Collins spent dozens of hours of his own time sorting out the mess. While the California Attorney General’s report says that 18.5 million people had their information compromised, it does not detail how many ended up, like Collins, as victims of fraud.

The report highlights the current danger of shopping with a credit or debit card, as 84 percent of data pilfering happened at retailers. California Attorney General Kamala Harris wants action.

“The fight against these kinds of cybercrimes requires the use of innovative strategies by government and the private sector to protect our state’s consumers and businesses,” Harris said in a prepared statement. “I strongly encourage more use of encryption to significantly reduce the risk of data breaches.”

The report makes 10 specific recommendations to businesses and other organizations to prevent future breaches, and two to the legislature to protect consumers and help businesses pay for added security.

For businesses, encryption technology already exists to thwart criminals — it’s a matter of adopting the technology.

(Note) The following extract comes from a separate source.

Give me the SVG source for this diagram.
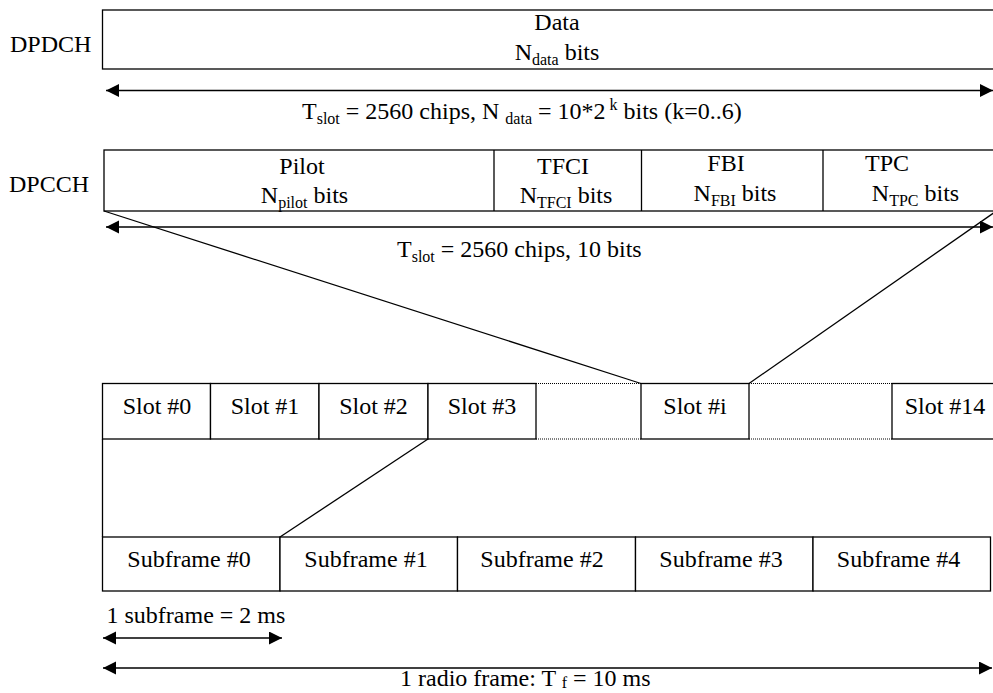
<svg xmlns="http://www.w3.org/2000/svg" width="993" height="693" viewBox="0 0 993 693">
<defs>
<style>
text{font-family:"Liberation Serif","Times New Roman",serif;font-size:24px;fill:#000}
.m{text-anchor:middle}
.box{fill:#fff;stroke:#000;stroke-width:1.3}
.ln{stroke:#000;stroke-width:1.3;fill:none}
.dot{stroke:#000;stroke-width:1;stroke-dasharray:1 1;fill:none}
.arr{stroke:#000;stroke-width:1.3;fill:none;marker-start:url(#ah);marker-end:url(#ah)}
</style>
<marker id="ah" markerUnits="userSpaceOnUse" markerWidth="14" markerHeight="14" refX="13" refY="6.5" orient="auto-start-reverse">
<path d="M0,0 L13,6.5 L0,13 z" fill="#000"/>
</marker>
</defs>
<rect width="993" height="693" fill="#fff"/>

<g id="dpdch">
<text x="10" y="52">DPDCH</text>
<rect class="box" x="102.5" y="10" width="910" height="59"/>
<text class="m" x="557" y="30">Data</text>
<text class="m" x="557" y="60">N<tspan font-size="16" dy="5">data</tspan><tspan dy="-5"> bits</tspan></text>
</g>

<g id="dpcch">
<text x="9" y="192">DPCCH</text>
<rect class="box" x="104" y="150" width="910" height="61"/>
<line class="ln" x1="494" y1="150" x2="494" y2="211"/>
<line class="ln" x1="641.5" y1="150" x2="641.5" y2="211"/>
<line class="ln" x1="823" y1="150" x2="823" y2="211"/>
<text class="m" x="302" y="174">Pilot</text>
<text class="m" x="304.5" y="203">N<tspan font-size="16" dy="5">pilot</tspan><tspan dy="-5"> bits</tspan></text>
<text class="m" x="563" y="174">TFCI</text>
<text class="m" x="566" y="203">N<tspan font-size="16" dy="5">TFCI</tspan><tspan dy="-5"> bits</tspan></text>
<text class="m" x="726" y="171">FBI</text>
<text class="m" x="735" y="201">N<tspan font-size="16" dy="5">FBI</tspan><tspan dy="-5"> bits</tspan></text>
<text class="m" x="887" y="171">TPC</text>
<text class="m" x="915.5" y="201">N<tspan font-size="16" dy="5">TPC</tspan><tspan dy="-5"> bits</tspan></text>
</g>

<g id="slots">
<rect class="box" x="102.5" y="383.5" width="108" height="55.5"/>
<rect class="box" x="210.5" y="383.5" width="108.5" height="55.5"/>
<rect class="box" x="319" y="383.5" width="109" height="55.5"/>
<rect class="box" x="428" y="383.5" width="108" height="55.5"/>
<rect class="box" x="641" y="383.5" width="108" height="55.5"/>
<rect class="box" x="892" y="383.5" width="110" height="55.5"/>
<line class="dot" x1="536" y1="383.5" x2="641" y2="383.5"/>
<line class="dot" x1="536" y1="439" x2="641" y2="439"/>
<line class="dot" x1="749" y1="383.5" x2="892" y2="383.5"/>
<line class="dot" x1="749" y1="439" x2="892" y2="439"/>
<text class="m" x="157" y="414">Slot #0</text>
<text class="m" x="265" y="414">Slot #1</text>
<text class="m" x="373.5" y="414">Slot #2</text>
<text class="m" x="482" y="414">Slot #3</text>
<text class="m" x="695" y="414">Slot #i</text>
<text class="m" x="945" y="414">Slot #14</text>
</g>

<g id="subframes">
<rect class="box" x="102.5" y="537" width="177.5" height="54"/>
<rect class="box" x="280" y="537" width="177.5" height="54"/>
<rect class="box" x="457.5" y="537" width="178" height="54"/>
<rect class="box" x="635.5" y="537" width="177.5" height="54"/>
<rect class="box" x="813" y="537" width="177.5" height="54"/>
<text class="m" x="189" y="567">Subframe #0</text>
<text class="m" x="366" y="567">Subframe #1</text>
<text class="m" x="542" y="567">Subframe #2</text>
<text class="m" x="721" y="567">Subframe #3</text>
<text class="m" x="898.5" y="567">Subframe #4</text>
</g>

<g id="connectors">
<line class="arr" x1="106" y1="90.5" x2="993" y2="90.5"/>
<line class="arr" x1="106" y1="227" x2="993" y2="227"/>
<line class="ln" x1="104" y1="211" x2="641" y2="383.5"/>
<line class="ln" x1="749" y1="383.5" x2="995" y2="212"/>
<line class="ln" x1="102.5" y1="439" x2="102.5" y2="537"/>
<line class="ln" x1="428" y1="439" x2="280" y2="537"/>
<line class="arr" x1="103" y1="638" x2="282" y2="638"/>
<line class="arr" x1="103" y1="668" x2="992" y2="668"/>
</g>

<g id="labels">
<text x="302" y="119">T<tspan font-size="16" dy="5">slot</tspan><tspan dy="-5"> = 2560 chips, N </tspan><tspan font-size="16" dy="5">data</tspan><tspan dy="-5"> = 10*2</tspan><tspan font-size="16" dy="-9"> k</tspan><tspan dy="9"> bits (k=0..6)</tspan></text>
<text x="397" y="257">T<tspan font-size="16" dy="5">slot</tspan><tspan dy="-5"> = 2560 chips, 10 bits</tspan></text>
<text x="106.5" y="623">1 subframe = 2 ms</text>
<text x="400" y="686">1 radio frame: T <tspan font-size="16" dy="2">f</tspan><tspan dy="-2"> = 10 ms</tspan></text>
</g>
</svg>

According to the 2014 Global Cost of Data Breach Study from the Ponemon Institute, companies need to spend $14 million in the next year to make necessary upgrades that will protect consumers from data breaches.

As for consumers, the California report recommends these steps:

  • Monitor your credit and debit card accounts for suspi­cious transactions and report any to the card-issuing bank. Ask the bank for online monitor­ing and alerts on the card account.
  • If a data breach notice says your health insurance or health plan number was involved, contact your insurer or plan and ask them to note the breach in their records and to flag your account number.
  • If a data breach notice involves your password or user ID, change both for that account and any other accounts containing the same information.

But as Michael Collins found out, being vigilant doesn’t always prevent fraud. During the weeks it took the credit card companies to investigate the bogus accounts, “I would receive several phone calls every week from collection agencies trying to get me to pay charges on the various cards. In some cases it bordered on flat-out harassment.”

Collins still shops at Target. With cash. And his credit is still frozen.